Algebra and Cryptography Seminar, Spring 2018

Organizers: Delaram Kahrobaei, Vladimir Shpilrain, Robert Gilman, and Alexei Myasnikov


2:30-3:30 pm
Room 3307, CUNY Graduate Center
365 Fifth Avenue at 34th Street

February 2: Jonathan Gryak (University of Michigan), Solving the Conjugacy Decision Problem via Machine Learning
Abstract: In this talk we consider the application of machine learning and pattern recognition techniques to solving algorithmic problems in finitely presented groups. In particular, we utilize supervised learning methods to solve the conjugacy decision problem in several finitely presented groups.
This is joint work with R. H. Haralick and D. Kahrobaei.

February 16: Tuval Foguel and Josh Hiller (Adelphi University), On Bruck's Prolongation and Contraction Maps
Abstract: We define a new family of quasigroups: Bruck quasigroups (where aa^2=a^2a and a^2=b^2 for all possible a and b). We use Bruck's prolongation and contraction maps to explore properties of this family of quasigroups. Among other results, we show that there is a one-to-one correspondence between Bruck quasigroups and uniquely 2-divisible quasigroups. As a corollary to this result we find a correspondence between idempotent quasigroups and loops of exponent 2. We then use this correspondence to study some interesting loops of exponent 2 and some interesting idempotent quasigroups. We also present an algebraic generalization of Bruck's prolongation.

Wednesday, April 25, 4:00, room 4421: Antonio Tortora (Universita di Salerno, Italy), On conciseness of some commutator words
Abstract: If w = w(x_1,..., x_n) is a group-word in variables x_1,...,x_n, we denote by w(G) the verbal subgroup of the group G generated by the set G_w of all values of w in G. A group-word w is called concise if the finiteness of G_w for every group G always implies the finiteness of w(G). The aim of this talk is to survey old and new results concerning the conciseness of some commutator words.

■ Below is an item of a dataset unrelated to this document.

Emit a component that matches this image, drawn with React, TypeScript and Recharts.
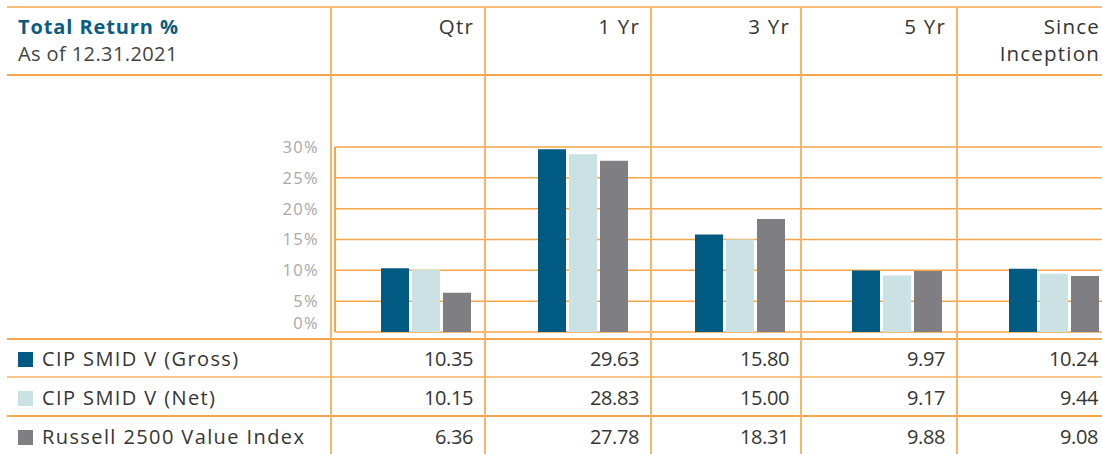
import { BarChart, Bar, XAxis, YAxis, CartesianGrid } from 'recharts'

const periods = ['Qtr', '1 Yr', '3 Yr', '5 Yr', 'Since\nInception']
const gross = [10.35, 29.63, 15.8, 9.97, 10.24]
const net = [10.15, 28.83, 15.0, 9.17, 9.44]
const russell = [6.36, 27.78, 18.31, 9.88, 9.08]
const seriesNames = ['CIP SMID V (Gross)', 'CIP SMID V (Net)', 'Russell 2500 Value Index']
const seriesColors = ['#005A82', '#CBE2E5', '#7F7F83']
const yTicks = [0, 5, 10, 15, 20, 25, 30]

const data = periods.map((p, i) => ({ period: p, gross: gross[i], net: net[i], russell: russell[i] }))
const rows = [gross, net, russell]

// table layout
const colEdges = [331, 485, 651, 801, 957, 1102]
const rowCenters = [359, 398, 437]
const rowLines = [339, 377, 416]
const ORANGE = '#F6A548'
const FONT = '"Open Sans", sans-serif'

const YTick = (props: any) => {
  const { x, y, payload } = props
  const shift = payload.value === 0 ? -9 : 0
  return (
    <text x={x} y={y + shift} dy="0.36em" textAnchor="end" fill="#A8A8A8" fontSize={16.5}
      letterSpacing={1.3} fontFamily={FONT}>
      {payload.value}%
    </text>
  )
}

export default function App() {
  return (
    <div style={{ position: 'absolute', left: 0, top: 0, width: 1102, height: 454, overflow: 'hidden', background: '#fff', fontFamily: FONT, color: '#353535' }}>
      {/* title */}
      <div style={{ position: 'absolute', left: 18, top: 13, fontSize: 20, fontWeight: 700, color: '#0B5C82', lineHeight: '28px', letterSpacing: 0.9 }}>
        Total Return %
      </div>
      <div style={{ position: 'absolute', left: 18, top: 40, fontSize: 20, color: '#444', lineHeight: '28px', letterSpacing: 0.4 }}>
        As of 12.31.2021
      </div>

      {/* header labels */}
      {periods.map((p, i) => (
        <div key={p} style={{
          position: 'absolute', left: colEdges[i], width: colEdges[i + 1] - colEdges[i] - (i === 4 ? 2 : 11),
          top: 13, textAlign: 'right', fontSize: 20.5, lineHeight: '27px', whiteSpace: 'pre-line',
          letterSpacing: 1.2
        }}>{p}</div>
      ))}

      {/* chart */}
      <div style={{ position: 'absolute', left: 0, top: 0 }}>
        <BarChart width={1132} height={340} data={data} margin={{ top: 147, right: 0, bottom: 8, left: 255 }}
          barSize={28} barGap={3}>
          <CartesianGrid horizontal vertical={false} stroke={ORANGE} strokeWidth={1.5} />
          <XAxis dataKey="period" hide padding={{ left: 12, right: 0 }} />
          <YAxis domain={[0, 30]} ticks={yTicks} interval={0} width={80} tickSize={0} tickMargin={16}
            axisLine={{ stroke: ORANGE, strokeWidth: 2 }} tickLine={false} tick={<YTick />} />
          <Bar dataKey="gross" fill={seriesColors[0]} isAnimationActive={false} />
          <Bar dataKey="net" fill={seriesColors[1]} isAnimationActive={false} />
          <Bar dataKey="russell" fill={seriesColors[2]} isAnimationActive={false} />
        </BarChart>
      </div>

      {/* horizontal table lines */}
      <div style={{ position: 'absolute', left: 7, right: 0, top: 6, height: 2, background: '#F9BD78' }} />
      <div style={{ position: 'absolute', left: 7, right: 0, top: 74, height: 2, background: ORANGE }} />
      {rowLines.map((y, i) => (
        <div key={y} style={{ position: 'absolute', left: 7, right: 0, top: y - 1, height: 2, background: i === 1 ? '#F9C588' : ORANGE }} />
      ))}

      {/* vertical table lines */}
      {colEdges.slice(0, 5).map(x => (
        <div key={x} style={{ position: 'absolute', top: 7, bottom: 0, left: x - 1, width: 2, background: '#F8B468' }} />
      ))}

      {/* data rows */}
      {rows.map((vals, r) => (
        <div key={r}>
          <div style={{ position: 'absolute', left: 18, top: rowCenters[r] - 7.5, width: 15, height: 15, background: seriesColors[r] }} />
          <div style={{ position: 'absolute', left: 42, top: rowCenters[r] - 14, lineHeight: '28px', fontSize: 20, letterSpacing: 1.4 }}>
            {seriesNames[r]}
          </div>
          {vals.map((v, i) => (
            <div key={i} style={{
              position: 'absolute', left: colEdges[i], width: colEdges[i + 1] - colEdges[i] - (i === 4 ? 4 : 12),
              top: rowCenters[r] - 14, lineHeight: '28px', fontSize: 20, textAlign: 'right', letterSpacing: -0.4
            }}>{v.toFixed(2)}</div>
          ))}
        </div>
      ))}
    </div>
  )
}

Wednesday, April 25, 4:45, room 4421: Maria Tota (Universita di Salerno, Italy), On the primitivity of PRESENT and other lightweight ciphers
Abstract: We provide two sufficient conditions to guarantee that the round functions of a translation based cipher generate a primitive group. Furthermore, we prove that, under certain hypotheses, such a group is the alternating group. As a consequence, we deduce that the round functions of some lightweight translation based ciphers, such as the PRESENT cipher, generate the alternating group.

April 27: Alexander Ushakov (Stevens Institute of Technology), An attack on WalnutDSA
Abstract: We analyze security properties of a digital signature algorithm recently proposed by I. Anshel, D. Atkins, D. Goldfeld, and P. Gunnels, named WalnutDSA, that has been accepted by the National Institute of Standards and Technology for evaluation as a standard for quantum-resistant public-key cryptography. At the core of the algorithm is an action, named e-multiplication, of a braid group on some finite set. The protocol assigns a pair of braids to the signer as a private key. A signature of a message $m$ is a specially constructed braid that is obtained as a product of private keys, the hash value of $m$ encoded as a braid, and three specially designed cloaking elements. We present a heuristic algorithm that allows a passive eavesdropper to recover a substitute for the signer's private key by removing cloaking elements and then solving a system of conjugacy equations in braids. Our attack has 100% success rate on randomly generated instances of the protocol. It works with braids only and its success rate is not affected by a choice of a base finite field. In particular, it has the same 100% success rate for recently suggested parameters values (including a new way to generate cloaking elements).
Based on a joint work with M. Kotov and A. Menshov

May 4: Gabriel Zapata (CUNY Graduate Center), Using transversals in public-key cryptography
Abstract: We present a key exchange protocol based on the idea of Kahrobaei and Shpilrain, which compares favorably to the Diffie-Hellman protocol based on a cyclic group. In their protocol, Kahrobaei and Shpilrain implement the semidirect product G = K \ltimes H, where K is a subgroup of G and H is normal in G. In our proposal we replace K \ltimes H with a set T \times H (where T is a transversal of a group G and H is a subgroup of G) and determine a rewriting method that allows for a description of a product in T \times H such that G becomes isomorphic to T \times H.